Depends on :routing:1.2.4 or higher
add these two lines into your BuildConfig.groovy
plugins {
// ....
build ":routing:1.2.4" // you may use higher version
build ":gnutch:0.2.2.69"
// ....
}
After plugin installation your application will get grails-app/routes folder created with pre-created camel routes It contains base business logic. You can modify them as you wish. Also grails-app/conf/ehcache.xml will be created with specific cache definition.
file: $GNUTCH_HOME/grails-app/conf/Config.groovy
will be appended with that section:
gnutch {
// Define local directory which is used for receiving source-definition files.
inputRoute = 'file:///tmp/gnutch-input'
crawl {
// Define fixed number of threads we use for crawling
threads = 40
}
// post processors
// define custom post processing closure which is called for HTML pages
// ex.in.body contains org.w3c.dom.Document object represending XHTML page just crawled
postProcessorHTML = {ex ->}
// define custom post processing closure which is called for XML document which was received after XSLT
// ex.in.body contains org.w3c.dom.Document object represending XML result of XSL transformation
postProcessorXML = {ex ->}
http {
// UserAgent string.

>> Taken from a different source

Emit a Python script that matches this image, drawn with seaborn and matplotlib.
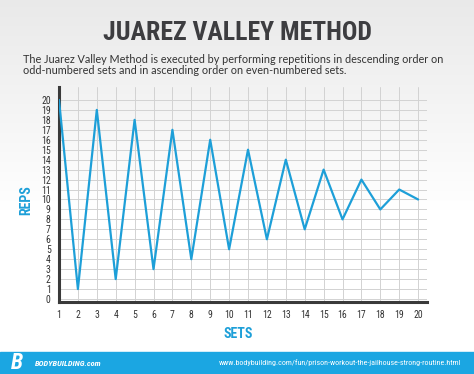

Better if contain email address of person who is responsible
// for crawling. That will allow source owners to contact person directly
userAgent = 'GNutch crawler (https://github.com/softsky/gnutch/). Contact: yourname@domain.com'
// Since we use shared threadPool for HTTP connections,
// we define these two values
// Maximmum number of connections per host
defaultMaxConnectionsPerHost = 40
// Maximmum number of total connections
maxTotalConnections = 40
}
solr {
// URL to Solr server where we send crawled data for indexing
serverUrl = 'http://localhost:8983/solr'
}
activemq {
// URL to AMQ message broker.
// For simple configuration it runs embedded AMQ
// More on possible connection strings here: http://activemq.apache.org/configuring-transports.html
// brokerURL = 'tcp://0.0.0.0:61616'
brokerURL = 'vm://localhost'
// For more complex cases it could contain external AMQ configuration
//conf = 'classpath:activemq.xml'
}
}